[ENTRIES]
-- Start --

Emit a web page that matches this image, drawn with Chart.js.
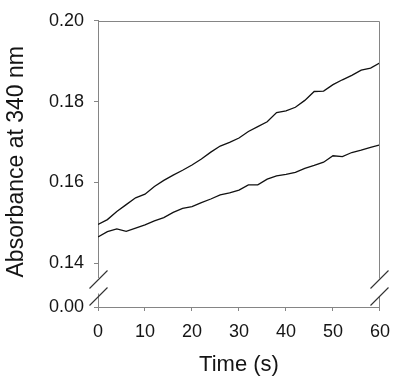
<!DOCTYPE html>
<html>
<head>
<meta charset="utf-8">
<script src="https://cdn.jsdelivr.net/npm/chart.js@4.4.1/dist/chart.umd.min.js"></script>
<style>
  html, body { margin: 0; padding: 0; background: #fff; }
  #wrap { width: 400px; height: 383px; }
</style>
</head>
<body>
<div id="wrap"><canvas id="chart" width="400" height="383"></canvas></div>
<script>
const TIMES = [0, 2, 4, 6, 8, 10, 12, 14, 16, 18, 20, 22, 24, 26, 28, 30,
  32, 34, 36, 38, 40, 42, 44, 46, 48, 50, 52, 54, 56, 58, 60];

const UPPER_TRACE = [0.1496, 0.1508, 0.1528, 0.1545, 0.1562, 0.1571, 0.1590, 0.1605,
  0.1618, 0.1630, 0.1643, 0.1658, 0.1675, 0.1690, 0.1699, 0.1710, 0.1726, 0.1738,
  0.1750, 0.1773, 0.1777, 0.1786, 0.1803, 0.1825, 0.1826, 0.1842, 0.1854, 0.1865,
  0.1878, 0.1883, 0.1896];

const LOWER_TRACE = [0.1465, 0.1478, 0.1485, 0.1479, 0.1487, 0.1495, 0.1505, 0.1513,
  0.1526, 0.1536, 0.1540, 0.1550, 0.1559, 0.1569, 0.1574, 0.1581, 0.1594, 0.1594,
  0.1608, 0.1616, 0.1620, 0.1625, 0.1635, 0.1642, 0.1650, 0.1666, 0.1664, 0.1674,
  0.1680, 0.1687, 0.1693];

const UPPER_TICKS = [0.14, 0.16, 0.18, 0.20];
const LOWER_TICKS = [0.00];
const X_TICKS = [0, 10, 20, 30, 40, 50, 60];

const AXIS_GREY = "#858585";
const INK = "#151515";

Chart.defaults.font.family = '"Liberation Sans", Arial, sans-serif';
Chart.defaults.color = INK;

// the y axis is broken: upper band 0.14-0.20, lower stub just holds 0.00
const breakMarks = {
  id: "breakMarks",
  afterDraw(chart) {
    const { ctx, chartArea } = chart;
    const split = chart.scales.yb.top;
    const l = Math.round(chartArea.left) + 0.5;
    const r = Math.round(chartArea.right) - 0.5;
    const top = Math.round(chart.scales.y.getPixelForValue(0.20)) + 0.5;
    const bottom = Math.round(chartArea.bottom);
    ctx.save();
    ctx.lineWidth = 1;
    ctx.strokeStyle = AXIS_GREY;
    ctx.beginPath();
    ctx.moveTo(l, top); ctx.lineTo(r, top);
    ctx.moveTo(r, top); ctx.lineTo(r, split + 1);
    ctx.moveTo(l, split + 16); ctx.lineTo(l, bottom);
    ctx.moveTo(r, split + 19); ctx.lineTo(r, bottom + 4);
    ctx.stroke();

    ctx.strokeStyle = "#333";
    ctx.lineWidth = 1.1;
    ctx.beginPath();
    for (const x of [l, r]) {
      for (const dy of [2, 19]) {
        ctx.moveTo(x - 9, split + dy + 9);
        ctx.lineTo(x + 9, split + dy - 9);
      }
    }
    ctx.stroke();
    ctx.restore();
  },
};

function pts(values) {
  return TIMES.map((t, i) => ({ x: t, y: values[i] }));
}

const tickGrid = {
  display: true,
  drawOnChartArea: false,
  drawTicks: true,
  tickLength: 4,
  color: AXIS_GREY,
  tickColor: AXIS_GREY,
};

new Chart(document.getElementById("chart"), {
  type: "line",
  data: {
    datasets: [
      { data: pts(UPPER_TRACE), yAxisID: "y" },
      { data: pts(LOWER_TRACE), yAxisID: "y" },
    ].map((d) => ({
      ...d,
      borderColor: "#111",
      borderWidth: 1.3,
      pointRadius: 0,
      tension: 0,
      fill: false,
    })),
  },
  plugins: [breakMarks],
  options: {
    responsive: false,
    animation: false,
    layout: { padding: { left: 0, top: 16, right: 18, bottom: 0 } },
    plugins: { legend: { display: false }, tooltip: { enabled: false } },
    scales: {
      x: {
        type: "linear",
        min: 0,
        max: 60,
        afterBuildTicks: (s) => { s.ticks = X_TICKS.map((v) => ({ value: v })); },
        afterFit: (s) => { s.height = 76; },
        ticks: { font: { size: 18 }, padding: 10, color: INK, maxRotation: 0 },
        grid: tickGrid,
        border: { display: true, color: AXIS_GREY },
        title: {
          display: true,
          text: "Time (s)",
          font: { size: 22 },
          color: INK,
          padding: { top: 0, bottom: 5 },
        },
      },
      yb: {
        type: "linear",
        position: "left",
        stack: "broken",
        stackWeight: 30,
        min: 0,
        max: 0.0073,
        afterBuildTicks: (s) => { s.ticks = LOWER_TICKS.map((v) => ({ value: v })); },
        afterFit: (s) => { s.width = 98; },
        ticks: { font: { size: 18 }, padding: 10, color: INK, callback: (v) => v.toFixed(2) },
        grid: tickGrid,
        border: { display: false },
      },
      y: {
        type: "linear",
        position: "left",
        stack: "broken",
        stackWeight: 261,
        min: 0.13647,
        max: 0.20,
        afterBuildTicks: (s) => { s.ticks = UPPER_TICKS.map((v) => ({ value: v })); },
        afterFit: (s) => { s.width = 98; },
        ticks: { font: { size: 18 }, padding: 10, color: INK, callback: (v) => v.toFixed(2) },
        grid: tickGrid,
        border: { display: true, color: AXIS_GREY },
        title: {
          display: true,
          text: "Absorbance at 340 nm",
          align: "start",
          font: { size: 23 },
          color: INK,
          padding: { top: 3, bottom: 0 },
        },
      },
    },
  },
});
</script>
</body>
</html>
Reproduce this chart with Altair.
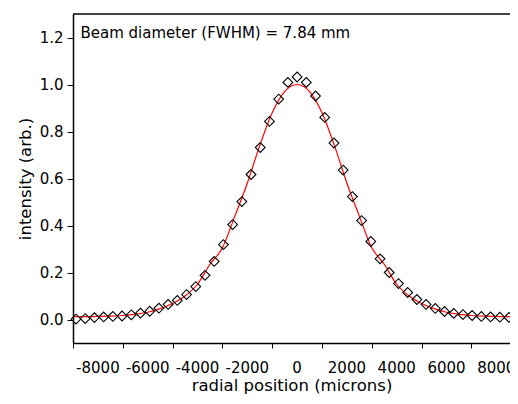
import altair as alt
import pandas as pd

# measured data (diamonds)
pos = [-8880, -8510, -8140, -7770, -7400, -7030, -6660, -6290, -5920, -5550,
       -5180, -4810, -4440, -4070, -3700, -3330, -2960, -2590, -2220, -1850,
       -1480, -1110, -740, -370, 0, 370, 740, 1110, 1480, 1850,
       2220, 2590, 2960, 3330, 3700, 4070, 4440, 4810, 5180, 5550,
       5920, 6290, 6660, 7030, 7400, 7770, 8140, 8510, 8880]
inten = [0.002, 0.004, 0.008, 0.011, 0.013, 0.015, 0.020, 0.027, 0.035, 0.048,
         0.064, 0.081, 0.106, 0.140, 0.188, 0.247, 0.319, 0.404, 0.502, 0.617,
         0.732, 0.843, 0.938, 1.009, 1.032, 1.009, 0.951, 0.860, 0.751, 0.636,
         0.523, 0.421, 0.332, 0.258, 0.200, 0.153, 0.115, 0.085, 0.064, 0.047,
         0.034, 0.026, 0.021, 0.017, 0.013, 0.011, 0.010, 0.009, 0.008]

# fitted curve (red)
fit_x = [-9000, -8500, -8000, -7500, -7000, -6500, -6000, -5500, -5000, -4500,
         -4000, -3500, -3000, -2500, -2000, -1500, -1000, -500, 0,
         500, 1000, 1500, 2000, 2500, 3000, 3500, 4000, 4500, 5000,
         5500, 6000, 6500, 7000, 7500, 8000, 8500, 9000]
fit_y = [0.012, 0.012, 0.013, 0.014, 0.017, 0.022, 0.031, 0.046, 0.068, 0.100,
         0.150, 0.235, 0.305, 0.440, 0.580, 0.740, 0.880, 0.970, 1.000,
         0.970, 0.880, 0.740, 0.580, 0.440, 0.305, 0.235, 0.150, 0.100, 0.068,
         0.046, 0.031, 0.022, 0.017, 0.014, 0.013, 0.012, 0.012]

x_ticks = [-9000, -8000, -7000, -6000, -5000, -4000, -3000, -2000, -1000, 0,
           1000, 2000, 3000, 4000, 5000, 6000, 7000, 8000]
x_label_values = [-8000, -6000, -4000, -2000, 0, 2000, 4000, 6000, 8000]
x_label_texts = ["-8000", "-6000", "-4000", "-2000", "0", "2000", "4000", "6000", "8000"]
x_label_level = -0.228   # just below the axis, in data units
y_ticks = [0.0, 0.1, 0.2, 0.3, 0.4, 0.5, 0.6, 0.7, 0.8, 0.9, 1.0, 1.1, 1.2]
y_top = [1.3]

label_text = ["Beam diameter (FWHM) = 7.84 mm"]
label_x = [-8700]
label_y = [1.2]

pts = pd.DataFrame({"x": pos, "y": inten})
fit = pd.DataFrame({"x": fit_x, "y": fit_y})
lab = pd.DataFrame({"x": label_x, "y": label_y, "t": label_text})
top = pd.DataFrame({"y": y_top})
xlab = pd.DataFrame({"x": x_label_values, "t": x_label_texts,
                     "y": [x_label_level] * len(x_label_values)})

FONT = "DejaVu Sans"
xscale = alt.Scale(domain=[-9000, 8550], nice=False, zero=False)
yscale = alt.Scale(domain=[-0.1, 1.3], nice=False, zero=False)

xaxis = alt.Axis(
    values=x_ticks,
    labels=False,
    tickSize=5,
    title="radial position (microns)",
    grid=False, titleFont=FONT, titleFontSize=16.5,
    titleFontWeight="normal", titleColor="black",
    domainColor="black", domainWidth=1.5, tickColor="black", tickWidth=1,
    titlePadding=29,
)
yaxis = alt.Axis(
    values=y_ticks,
    format=".1f",
    labelExpr="round(datum.value*10) % 2 == 0 ? datum.label : ''",
    tickSize={"condition": {"test": "round(datum.value*10) % 2 == 0", "value": 6}, "value": 3},
    title="intensity (arb.)",
    grid=False, labelFont=FONT, labelFontSize=15, titleFont=FONT, titleFontSize=16.5,
    titleFontWeight="normal", labelColor="black", titleColor="black",
    domainColor="black", domainWidth=1.5, tickColor="black", tickWidth=1,
    labelPadding=4, titlePadding=6, labelFlush=False, labelOverlap=False,
)

line = alt.Chart(fit).mark_line(color="#ff0000", strokeWidth=1.2, interpolate="monotone").encode(
    x=alt.X("x:Q", scale=xscale, axis=xaxis),
    y=alt.Y("y:Q", scale=yscale, axis=yaxis),
)
points = alt.Chart(pts).mark_point(shape="diamond", size=95, filled=False, color="black",
                                   strokeWidth=1.1, opacity=1).encode(
    x=alt.X("x:Q", scale=xscale),
    y=alt.Y("y:Q", scale=yscale),
)
text = alt.Chart(lab).mark_text(align="left", baseline="alphabetic", font=FONT, fontSize=15,
                                color="black").encode(
    x=alt.X("x:Q", scale=xscale),
    y=alt.Y("y:Q", scale=yscale),
    text="t:N",
)
xlabels = alt.Chart(xlab).mark_text(align="center", baseline="alphabetic", font=FONT,
                                    fontSize=15, color="black").encode(
    x=alt.X("x:Q", scale=xscale),
    y=alt.Y("y:Q", scale=yscale),
    text="t:N",
)
frame_top = alt.Chart(top).mark_rule(color="black", strokeWidth=1.5).encode(
    y=alt.Y("y:Q", scale=yscale),
)

chart = alt.layer(line, points, text, xlabels, frame_top).properties(
    width=437, height=329,
    autosize=alt.AutoSizeParams(type="none"),
    padding={"left": 65, "top": 6, "right": 0, "bottom": 53},
    background="white",
).configure_view(stroke=None)

chart.save("out.html", embed_options={"renderer": "svg", "actions": False})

-- End --

[DIRECTIONS FOR THIS TASK]
Leave the pictures out and repeat exactly the lines from the beginning of the records to the line bearing "Chart.defaults.color = INK;", both ends counted.

[FINISHED ANSWER]
Emit a web page that matches this image, drawn with Chart.js.
<!DOCTYPE html>
<html>
<head>
<meta charset="utf-8">
<script src="https://cdn.jsdelivr.net/npm/chart.js@4.4.1/dist/chart.umd.min.js"></script>
<style>
  html, body { margin: 0; padding: 0; background: #fff; }
  #wrap { width: 400px; height: 383px; }
</style>
</head>
<body>
<div id="wrap"><canvas id="chart" width="400" height="383"></canvas></div>
<script>
const TIMES = [0, 2, 4, 6, 8, 10, 12, 14, 16, 18, 20, 22, 24, 26, 28, 30,
  32, 34, 36, 38, 40, 42, 44, 46, 48, 50, 52, 54, 56, 58, 60];

const UPPER_TRACE = [0.1496, 0.1508, 0.1528, 0.1545, 0.1562, 0.1571, 0.1590, 0.1605,
  0.1618, 0.1630, 0.1643, 0.1658, 0.1675, 0.1690, 0.1699, 0.1710, 0.1726, 0.1738,
  0.1750, 0.1773, 0.1777, 0.1786, 0.1803, 0.1825, 0.1826, 0.1842, 0.1854, 0.1865,
  0.1878, 0.1883, 0.1896];

const LOWER_TRACE = [0.1465, 0.1478, 0.1485, 0.1479, 0.1487, 0.1495, 0.1505, 0.1513,
  0.1526, 0.1536, 0.1540, 0.1550, 0.1559, 0.1569, 0.1574, 0.1581, 0.1594, 0.1594,
  0.1608, 0.1616, 0.1620, 0.1625, 0.1635, 0.1642, 0.1650, 0.1666, 0.1664, 0.1674,
  0.1680, 0.1687, 0.1693];

const UPPER_TICKS = [0.14, 0.16, 0.18, 0.20];
const LOWER_TICKS = [0.00];
const X_TICKS = [0, 10, 20, 30, 40, 50, 60];

const AXIS_GREY = "#858585";
const INK = "#151515";

Chart.defaults.font.family = '"Liberation Sans", Arial, sans-serif';
Chart.defaults.color = INK;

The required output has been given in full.